An effective communications strategy for your church will include two processes: (1) marketing and (2) communication. The two are not the same, but each is vital, and it is essential for you to understand how to use each. A simple ABC approach will help you keep this in mind.
Branding = marketing.
Call to action = communication.
Marketing gives your audience the WHY. Communication gives them the WHAT and HOW.
Churches tend not to think about marketing, staying satisfied instead with communication. Too often they promote events without building a compelling case for WHY that event is important to attend.
Marketing is the strategy marketers use to establish their brand in the mind of consumers. The point is to increase awareness of the brand, not to push the sale. Once consumers associate a particular brand with a particular need, they will more likely go to that brand when they experience that need. This is the point of posting ad after ad for the same brand across social media platforms.
An example from our experience will show how the difference between marketing and communication played out at our church.
One Sunday we made an announcement during morning worship about an upcoming mission trip to the Dominican Republic. It went something like this:
Next summer we are planning a mission trip to the Dominican Republic and we’d love you and your family to join us. Before you go home this morning, stop by the DR booth to get more information and to sign up for a special meeting that will take place in a few weeks.
Mission trips to the Dominican are not new at our church. And since we take a group there yearly, we assumed the church was fully aware of WHY we go on these trips. Wrong assumption.
The fact is that every year fewer and fewer people had signed up to experience what God is doing on that mission field. We assumed that people just weren’t interested. And after the above announcement, we thought our assumption was confirmed. Only three people signed up for the meeting.
So the next week we changed the announcement to see if we could do better.
We asked the missions pastor to make the announcement and to explain the WHY of the trip. Here’s what we asked him to say that Sunday:
Last summer I was standing in a little church, worshipping with about 150 people. During the baptism service, the man standing beside me turned and spoke to me.
“I just want to thank you for being here,” he said. “Last year the message you shared changed my life, and I was baptized that day. I went home and shared that message with my family, and now I get to baptize all of them. This is all because you took the time to come all the way here and spend your time with us.”
What an experience!
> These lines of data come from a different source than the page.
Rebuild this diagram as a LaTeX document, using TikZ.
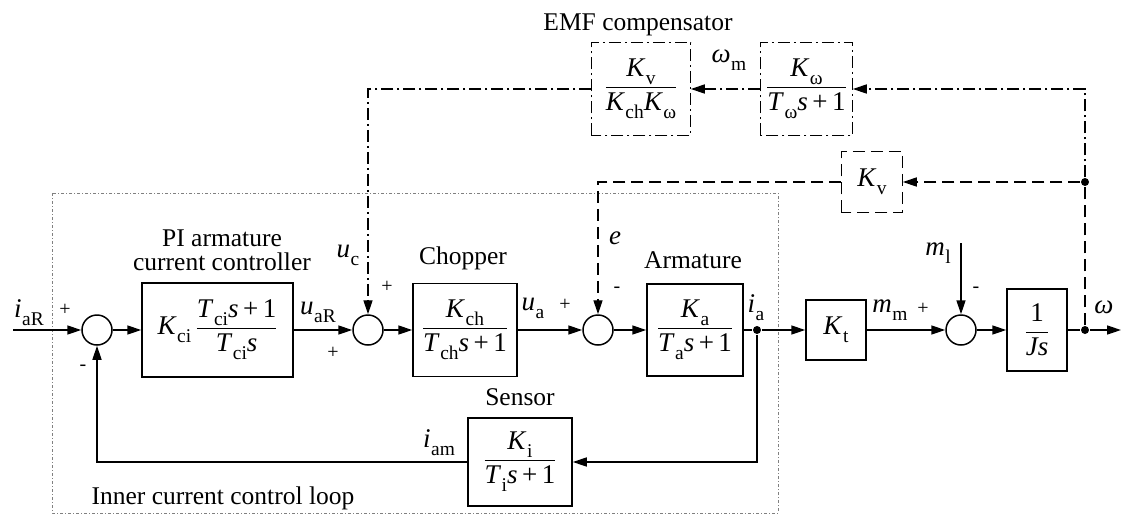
\documentclass[tikz,border=0pt]{standalone}
\usepackage{fontspec}
\setmainfont{Liberation Serif}
\usetikzlibrary{arrows.meta}
\newcommand{\vv}[2]{\textit{#1}\kern0.5pt\raisebox{-0.3em}{\scalebox{0.72}{#2}}}
\newcommand{\fr}[2]{$\displaystyle\frac{\hbox{#1}}{\hbox{#2}}$}
\begin{document}
\begin{tikzpicture}[x=1pt,y=-1pt,line width=1.5pt,
  >={Triangle[length=14pt,width=9pt]},
  blk/.style={draw,line width=1.5pt,inner sep=0pt,font=\fontsize{27}{30}\selectfont},
  sumc/.style={draw,circle,minimum size=30pt,inner sep=0pt,line width=1.5pt},
  lbl/.style={inner sep=0pt,font=\fontsize{25.5}{28}\selectfont},
  vlb/.style={inner sep=0pt,font=\fontsize{27}{30}\selectfont},
  sgn/.style={inner sep=0pt,font=\fontsize{20}{20}\selectfont},
  ddot/.style={circle,fill,inner sep=0pt,minimum size=8pt},
  emf/.style={dash pattern=on 12pt off 4pt on 2pt off 4pt,line width=1.4pt},
  kvd/.style={dash pattern=on 12pt off 6pt,line width=1.4pt},
  loopbox/.style={draw=gray,line width=0.8pt,dash pattern=on 3pt off 2pt on 1pt off 2pt}]
\useasboundingbox (0,0) rectangle (1121,517);
% inner loop frame
\draw[loopbox] (52,193) rectangle (778,513);
% blocks
\node[blk,minimum width=151pt,minimum height=94pt] (pi) at (217.5,330)
  {\vv{K}{ci}\,\fr{\vv{T}{ci}\textit{s}\,+\,1}{\vv{T}{ci}\textit{s}}};
\node[blk,minimum width=104pt,minimum height=93pt] (ch) at (465,330)
  {\fr{\vv{K}{ch}}{\vv{T}{ch}\textit{s}\,+\,1}};
\node[blk,minimum width=96pt,minimum height=92pt] (ar) at (695,330)
  {\fr{\vv{K}{a}}{\vv{T}{a}\textit{s}\,+\,1}};
\node[blk,minimum width=104pt,minimum height=88pt] (se) at (520,462)
  {\fr{\vv{K}{i}}{\vv{T}{i}\textit{s}\,+\,1}};
\node[blk,minimum width=60pt,minimum height=60pt] (kt) at (836,330) {\vv{K}{t}};
\node[blk,minimum width=60pt,minimum height=82pt] (js) at (1037,330) {\fr{1}{\textit{Js}}};
\node[blk,draw=none,minimum width=60pt,minimum height=59pt] (kv) at (872,182) {\vv{K}{v}};
\draw[kvd] (kv.south west) rectangle (kv.north east);
\node[blk,draw=none,minimum width=98pt,minimum height=91pt] (e1) at (641,89)
  {\fr{\vv{K}{v}}{\vv{K}{ch}\vv{K}{ω}}};
\draw[emf] (e1.south west) rectangle (e1.north east);
\node[blk,draw=none,minimum width=91pt,minimum height=91pt] (e2) at (806.5,89)
  {\fr{\vv{K}{ω}}{\vv{T}{ω}\textit{s}\,+\,1}};
\draw[emf] (e2.south west) rectangle (e2.north east);
% summing junctions
\node[sumc] (s1) at (97,330) {};
\node[sumc] (s2) at (368,330) {};
\node[sumc] (s3) at (598,330) {};
\node[sumc] (s4) at (961,330) {};
% dots and free ends
\node[ddot] (d1) at (757,330) {};
\node[ddot] (d2) at (1085,330) {};
\node[ddot] (d3) at (1085,182) {};
\coordinate (in) at (13,330);
\coordinate (out) at (1121,330);
\coordinate (ml) at (961,243);
% main path
\draw[->] (in) -- (s1);
\draw[->] (s1) -- (pi);
\draw[->] (pi) -- (s2);
\draw[->] (s2) -- (ch);
\draw[->] (ch) -- (s3);
\draw[->] (s3) -- (ar);
\draw (ar) -- (d1);
\draw[->] (d1) -- (kt);
\draw[->] (kt) -- (s4);
\draw[->] (s4) -- (js);
\draw (js) -- (d2);
\draw[->] (d2) -- (out);
\draw[->] (ml) -- (s4);
% current feedback
\draw[->] (d1) |- (se);
\draw[->] (se) -| (s1);
% EMF feedback
\draw[kvd] (d2) -- (d3);
\draw[kvd,->] (d3) -- (kv);
\draw[kvd,->] (kv) -| (s3);
\draw[emf,->] (d3) |- (e2);
\draw[emf,->] (e2) -- (e1);
\draw[emf,->] (e1) -| (s2);
% labels
\node[lbl] (t1) at (638,25) {EMF compensator};
\node[lbl] (t2) at (222,238) {PI armature};
\node[lbl] (t3) at (222,262) {current controller};
\node[lbl] (t4) at (463,258) {Chopper};
\node[lbl] (t5) at (693,260) {Armature};
\node[lbl] (t6) at (520,397) {Sensor};
\node[lbl] (t7) at (223,498) {Inner current control loop};
\node[vlb] (v1) at (29,313) {\vv{i}{aR}};
\node[vlb] (v2) at (318,312) {\vv{u}{aR}};
\node[vlb] (v3) at (348,255) {\vv{u}{c}};
\node[vlb] (v4) at (533,308) {\vv{u}{a}};
\node[vlb] (v5) at (615,238) {\textit{e}};
\node[vlb] (v6) at (756,308) {\vv{i}{a}};
\node[vlb] (v7) at (890,310) {\vv{m}{m}};
\node[vlb] (v8) at (938,253) {\vv{m}{l}};
\node[vlb] (v9) at (1104,307) {\textit{ω}};
\node[vlb] (v10) at (729,60) {\vv{ω}{m}};
\node[vlb] (v11) at (439,443) {\vv{i}{am}};
\node[sgn] (p1) at (65,310) {+};
\node[sgn] (m1) at (83,368) {-};
\node[sgn] (p2) at (333,353) {+};
\node[sgn] (p3) at (387,287) {+};
\node[sgn] (p4) at (565,305) {+};
\node[sgn] (m2) at (617,290) {-};
\node[sgn] (p5) at (923,309) {+};
\node[sgn] (m3) at (976,290) {-};
\end{tikzpicture}
\end{document}
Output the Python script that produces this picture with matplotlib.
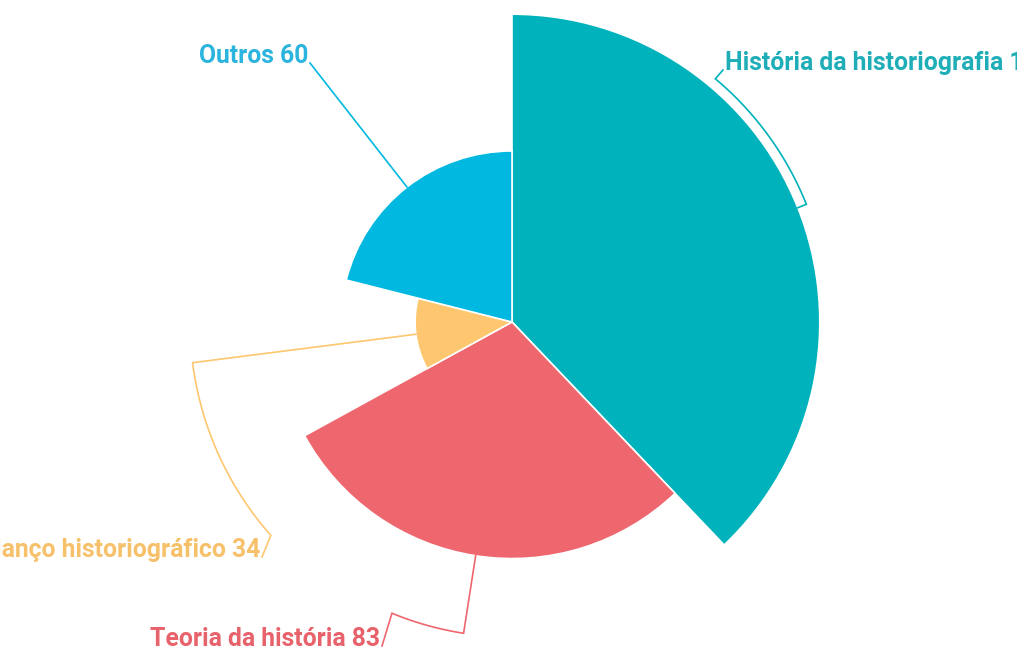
import numpy as np
import matplotlib.pyplot as plt
from matplotlib.patches import Wedge

# slice data (clockwise from 12 o'clock)
labels = ["História da historiografia", "Teoria da história", "Balanço historiográfico", "Outros"]
values = [108, 83, 34, 60]
colors = ["#00B2BB", "#EE666E", "#FEC76F", "#00B8E0"]
text_colors = ["#1FAEB8", "#E8626B", "#F7C06A", "#2BB4DE"]

# layout (pixels, y up)
W, H = 1017, 649
cx, cy = 512, 327
px_per_unit = 2.85          # radius grows with value (variable pie)
label_angle = [50.1, 247.6, 221.5, 127.8]
arc_radius = [317, 315, 322, None]
label_xy = [(725, H - 70), (380, H - 646), (260, H - 557), (308, H - 63)]
label_ha = ["left", "right", "right", "right"]


def polar(r, deg):
    a = np.radians(deg)
    return cx + r * np.cos(a), cy + r * np.sin(a)


fig = plt.figure(figsize=(W / 100, H / 100), dpi=100)
ax = fig.add_axes([0, 0, 1, 1])
ax.set_xlim(0, W)
ax.set_ylim(0, H)
ax.axis("off")

total = sum(values)
start = 90.0
for i, (v, c) in enumerate(zip(values, colors)):
    sweep = v / total * 360
    r = v * px_per_unit
    ax.add_patch(Wedge((cx, cy), r, start - sweep, start, facecolor=c,
                       edgecolor="white", linewidth=1.2))
    mid = start - sweep / 2
    start -= sweep

    # connector: out from the slice, along an arc, then to the label
    xs, ys = [], []
    x0, y0 = polar(r, mid)
    xs.append(x0)
    ys.append(y0)
    ra = arc_radius[i]
    if ra is not None:
        la = label_angle[i]
        m = mid % 360
        if abs(la - m) > 180:
            m = m + 360 if la > m else m - 360
        for t in np.linspace(m, la, 40):
            px, py = polar(ra, t)
            xs.append(px)
            ys.append(py)
    lx, ly = label_xy[i]
    xs.append(lx - 2 if label_ha[i] == "left" else lx + 2)
    ys.append(ly)
    ax.plot(xs, ys, color=c, lw=1.2, solid_joinstyle="miter")

    ax.text(lx, ly, f"{labels[i]} {v}", color=text_colors[i], fontsize=17.8,
            fontfamily="Roboto", fontweight="bold", ha=label_ha[i], va="baseline")

fig.savefig("out.png", dpi=100, facecolor="white")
And I know if you will go with me to the Dominican this year, you’ll experience God at work too.
After the service, 33 signed up. It was our largest mission trip ever, and most of those who went had never gone on a mission trip before. We realized we had given them a reason to go. The WHY was compelling and real.
Now we have a group of people ready to help us multiply our impact in the Dominican as they engage others with our work there by sharing their experiences. If we can get their stories on video, we can share them with the whole church to communicate our mission to the Dominican. We expect interest in that mission and sign-ups for the next mission trip there to grow.
We’re seeing that people today resist being sold something. They want to be compelled by something that will resonate with their own personal convictions. Then they will decide to buy-in.
Learning this has changed the way we do social media. We went from simply announcing an event to telling a story about it. We invite people to engage in a conversation and not just click on a link to fill out a form. As a result we have almost doubled our social media engagement, and the audience seems more interested in joining the conversation.
By learning to follow the ABC’s of marketing and communication, we’re doing a better job of engaging our audiences with the ministry we’re conducting together.